В 1803 году его послали пансионером в Рим — ради совершенствования. Итальянский язык он освоил поразительно скоро. А появление «русского медведя» (как прозвали Егорова) было необычно. Он пришел в натурный класс, где все лучшие места были уже заняты. Егоров скромно пристроился где-то сбоку) быстро схватив карандашом натуру в самом неудобном для него ракурсе, с ленцою начал прохаживаться между мольбертами, бесцеремонно заглядывая в чужие листы.
— Вам, я вижу, нечего делать, — заметил профессор.
— Я уже закончил, можете взглянуть, вот! Профессор был удивлен, но выразил сомнение: русские, по его мнению, неспособны к рисунку, как итальянцы.

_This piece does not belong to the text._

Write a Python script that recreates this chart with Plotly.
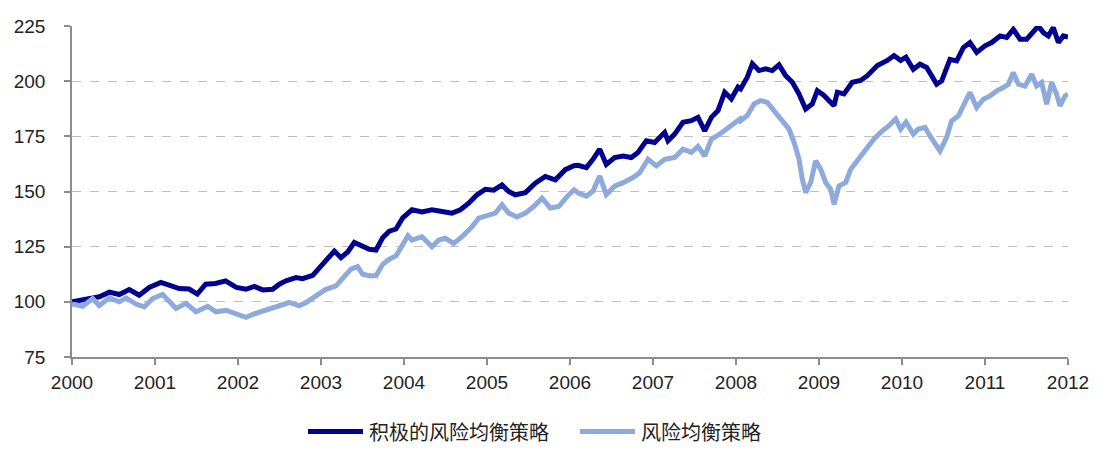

— А вот так они могут? — воскликнул Егоров. Схватив уголь, он прямо на стене начал обводить контур человеческой фигуры, ведя линию с большого пальца левой ноги, и, не допустив ни одного промаха в рисунке, закончив его мизинцем правой ноги. — Нет, вы так не можете! — сказал Егоров и удалился…
Один из учеников кинулся к стене с тряпкою, чтобы стереть «мазню русского дикаря», но профессор удержал его прыть:
— Оставьте! Это — шедевр гения…
Егоров был всецело поглощен изучением Рафаэля.
— Подражать великому мастеру — профанация, — утверждал он. — Но когда долго и пристально созерцаешь его шедевры, помимо воли проникаешься его же манерою…
Знаменитый Винченцо Камуччини, лучший живописец Италии, использовал рисунки Егорова для своих исторических композиций. Гениальный Антонио Канова принимал «русского медведя» у себя в мастерской; пьедестал, на котором позировала обнаженная красавица Елиза Биази, был украшен девизом: «Memento morn». Канова лепил, а Егоров рисовал; за работой они беседовали о соблюдении гармонической простоты древних классиков — это был странный разговор для артистов, живших в веке париков и мушек, жеманности модных Психей, подражавших элегическим пастушкам. Канова, ревностный католик, осуждал Егорова за то, что он не желает припасть к престолу папы Пия VII:
— При Ватикане вас ждет судьба всеобщего баловня!
— Но я создан для России, — отвечал Егоров. — Вы же, маэстро, тоже отказались быть сенатором при дворе Наполеона…
Алексей Егорович всегда был чутким патриотом. И однажды, когда честь России была задета, он взял оскорбителя за штаны и легко выставил в окно третьего этажа, встряхивая в руке над улицей, пока обидчик не взмолился о пощаде. А с натурщиками Егоров работал так. Клал на стол монету и говорил:
— Твоя! Если сумеешь меня к стенке прижать… Добродушный и славный, он сделался известен в Риме самому последнему нищему лаццарони. У него были и враги. По ночам на Егорова нападали наемные убийцы с кинжалами. Егоров побивал их всех, а стилеты переламывал, словно щепки. Слава переплеснула границы Италии, и «русский медведь» превратился в «русского Рафаэля». На Егорова возникла в Европе мода, коллекционеры и богачи охотно скупали его рисунки, стоимость которых определялась так: весь лист бумаги сплошь покрывался золотыми монетами — это и была цена рисунка! Между тем для Наполеона, шагавшего очень широко, уже взошло пресловутое «солнце Аустерлица», обстановка в Европе была политически неустойчивая, и в 1806 году Академия художеств отозвала Егорова на родину.